MySQL Bugs: #77826: Transaction applied partially on a slave with relay_log_info

Bug #77826	Transaction applied partially on a slave with relay_log_info_repository=table
Submitted:	24 Jul 2015 8:19	Modified:	28 Jul 2015 12:25
Reporter:	Przemyslaw Malkowski	Email Updates:
Status:	Verified	Impact on me:	None
Category:	MySQL Server: Replication	Severity:	S1 (Critical)
Version:	5.6.25, 5.6.26	OS:	Any
Assigned to:		CPU Architecture:	Any
Tags:	relay_log_info_repository

Description:
A transaction may be executed partially(!) on a slave running with relay_log_info_repository=TABLE, when a slave SQL thread is blocked for more then innodb_lock_wait_timeout. Instead of re-trying just a timeouted statement it re-tries the whole transaction. As by default the innodb_rollback_on_timeout is OFF, this leads to data inconsistency. Happens for both statement and ROW format.

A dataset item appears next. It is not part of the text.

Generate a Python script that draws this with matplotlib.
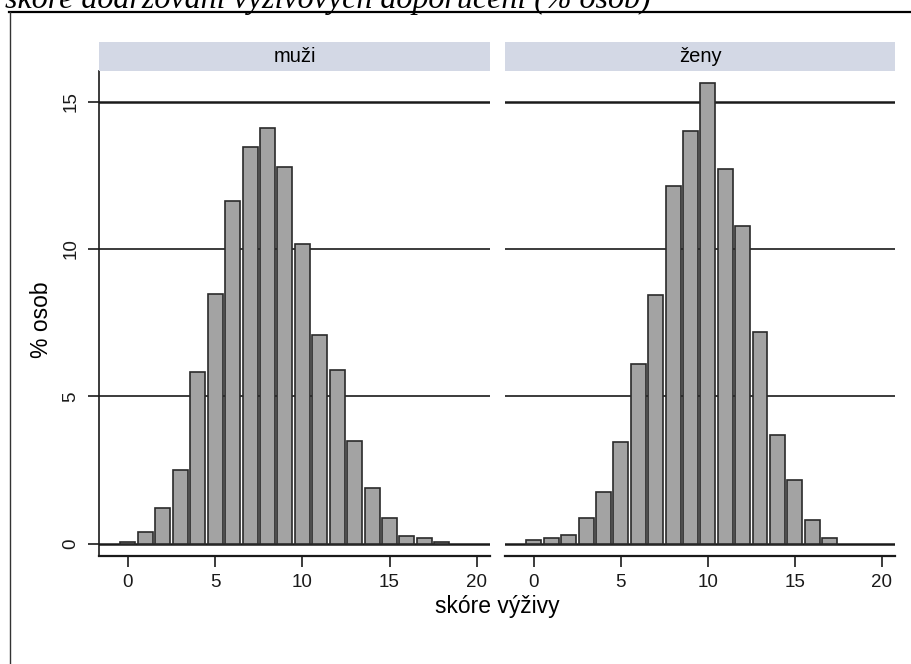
import matplotlib
matplotlib.use("Agg")
import matplotlib.pyplot as plt
from matplotlib.lines import Line2D
from matplotlib.patches import Rectangle

plt.rcParams['font.family'] = ['Liberation Sans', 'DejaVu Sans']

# Data
scores = list(range(0, 19))
muzi = [0.06, 0.41, 1.2, 2.51, 5.84, 8.46, 11.63, 13.45, 14.1, 12.79, 10.17,
        7.07, 5.89, 3.48, 1.9, 0.86, 0.27, 0.19, 0.06]
scores_z = list(range(0, 18))
zeny = [0.12, 0.18, 0.3, 0.86, 1.74, 3.45, 6.09, 8.44, 12.14, 14.0, 15.64,
        12.7, 10.79, 7.19, 3.69, 2.16, 0.8, 0.18]
panel_titles = ["muži", "ženy"]
yticks = [0, 5, 10, 15]
xticks = [0, 5, 10, 15, 20]
title = "skóre dodržování výživových doporučení (% osob)"
xlabel = "skóre výživy"
ylabel = "% osob"

W, H = 911, 664
fig = plt.figure(figsize=(W / 100, H / 100), dpi=100)
fig.patch.set_facecolor('white')

def fx(px):
    return px / W

def fy(py):
    return 1 - py / H

# outer frame
fig.add_artist(Line2D([fx(9), 1.0], [fy(12), fy(12)], color='black', lw=1.6))
fig.add_artist(Line2D([fx(10), fx(10)], [fy(12), 0], color='#333333', lw=1.0))

fig.text(fx(5), fy(8), title, family='Liberation Serif', style='italic',
         fontsize=23, va='baseline', ha='left')

panels = [(99, 490, scores, muzi, True), (505, 895, scores_z, zeny, False)]
ax_top, ax_bot = 71, 556
for i, (x0, x1, xs, vals, first) in enumerate(panels):
    ax = fig.add_axes([fx(x0), fy(ax_bot), (x1 - x0) / W, (ax_bot - ax_top) / H])
    ax.set_xlim(-1.66, 20.76)
    ax.set_ylim(-0.42, 16.04)
    for yv in yticks:
        lw = 1.8 if yv in (0, 15) else 1.2
        ax.axhline(yv, color='#1a1a1a', lw=lw, zorder=1)
    ax.bar(xs, vals, width=0.86, color='#a3a3a3', edgecolor='#2a2a2a',
           linewidth=1.2, zorder=2)
    for s in ['top', 'right']:
        ax.spines[s].set_visible(False)
    ax.spines['bottom'].set_linewidth(1.6)
    ax.spines['bottom'].set_color('#1a1a1a')
    ax.set_xticks(xticks)
    ax.tick_params(axis='x', length=8, width=1.2, labelsize=13.5, pad=5,
                   colors='#1a1a1a')
    if first:
        ax.spines['left'].set_linewidth(1.2)
        ax.spines['left'].set_color('#1a1a1a')
        ax.set_yticks(yticks)
        ax.tick_params(axis='y', length=8, width=1.2, labelsize=13.5, pad=6,
                       colors='#1a1a1a')
        for lab in ax.get_yticklabels():
            lab.set_rotation(90)
            lab.set_va('center')
    else:
        ax.spines['left'].set_visible(False)
        ax.set_yticks([])
    ax.patch.set_alpha(0)
    # strip
    sax = fig.add_axes([fx(x0), fy(ax_top), (x1 - x0) / W, 29 / H])
    sax.set_facecolor('#d3d8e5')
    for s in sax.spines.values():
        s.set_visible(False)
    sax.set_xticks([])
    sax.set_yticks([])
    sax.text(0.5, 0.5, panel_titles[i], ha='center', va='center',
             fontsize=14.5, transform=sax.transAxes)

fig.text(fx(497), fy(607), xlabel, ha='center', va='center', fontsize=16.5)
fig.text(fx(41), fy(320), ylabel, ha='center', va='center', fontsize=16.5,
         rotation=90)

fig.savefig('out.png', dpi=100)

The workaround for that is switching innodb_rollback_on_timeout to ON, or using relay_log_info_repository=FILE.
Tested on: 5.6.25-log MySQL Community Server (GPL)

How to repeat:
In slave's my.cnf, add:
relay_log_info_repository           = TABLE

--master:
use test
create table t1 (id int auto_increment primary key, a varchar(50));
create table t2 (id int auto_increment primary key, a varchar(50));
insert into t1 values (null,"aa"),(null,"bb"),(null,"cc");
insert into t2 values (null,"AA"),(null,"BB"),(null,"CC");

-- slave:
begin; select * from t2 for update;

-- master:
begin;
insert into t1 values (10,"dd");
insert into t2 values (10,"DD");
commit;

As a result, the slave ends up with error:
2015-07-24 09:57:53 14775 [Warning] Slave SQL: Error 'Lock wait timeout exceeded; try restarting transaction' on query. Default database: 'test'. Query: 'insert into t2 values (10,"DD")', Error_code: 1205
2015-07-24 09:57:53 14775 [ERROR] Slave SQL: Error 'Duplicate entry '10' for key 'PRIMARY'' on query. Default database: 'test'. Query: 'insert into t1 values (10,"dd")', Error_code: 1062
2015-07-24 09:57:53 14775 [Warning] Slave: Duplicate entry '10' for key 'PRIMARY' Error_code: 1062
2015-07-24 09:57:53 14775 [ERROR] Error running query, slave SQL thread aborted. Fix the problem, and restart the slave SQL thread with "SLAVE START". We stopped at log 'mysql-bin.000002' position 946

And inconsistent data comparing to the master:
--master:
master [localhost] {msandbox} (test) > select * from t1; select * from t2;
+----+------+
| id | a    |
+----+------+
|  1 | aa   |
|  2 | bb   |
|  3 | cc   |
| 10 | dd   |
+----+------+
4 rows in set (0.00 sec)

+----+------+
| id | a    |
+----+------+
|  1 | AA   |
|  2 | BB   |
|  3 | CC   |
| 10 | DD   |
+----+------+
4 rows in set (0.00 sec)

--slave:
slave1 [localhost] {msandbox} (test) > select * from t1; select * from t2;
+----+------+
| id | a    |
+----+------+
|  1 | aa   |
|  2 | bb   |
|  3 | cc   |
| 10 | dd   |
+----+------+
4 rows in set (0.00 sec)

+----+------+
| id | a    |
+----+------+
|  1 | AA   |
|  2 | BB   |
|  3 | CC   |
+----+------+
3 rows in set (0.00 sec)

Suggested fix:
Fix the replication to be ACID compliant also when the relay_log_info_repository=TABLE

Hello Przemyslaw,

Thank you for the report and test case.
Observed this with 5.6.26 GA builds.

Thanks,
Umesh

5.6.26 test result

Attachment: 77826.5_6_26.results (application/octet-stream, text), 14.41 KiB.

Can we have innodb_rollback_on_timeout enabled by default in 5.6.28?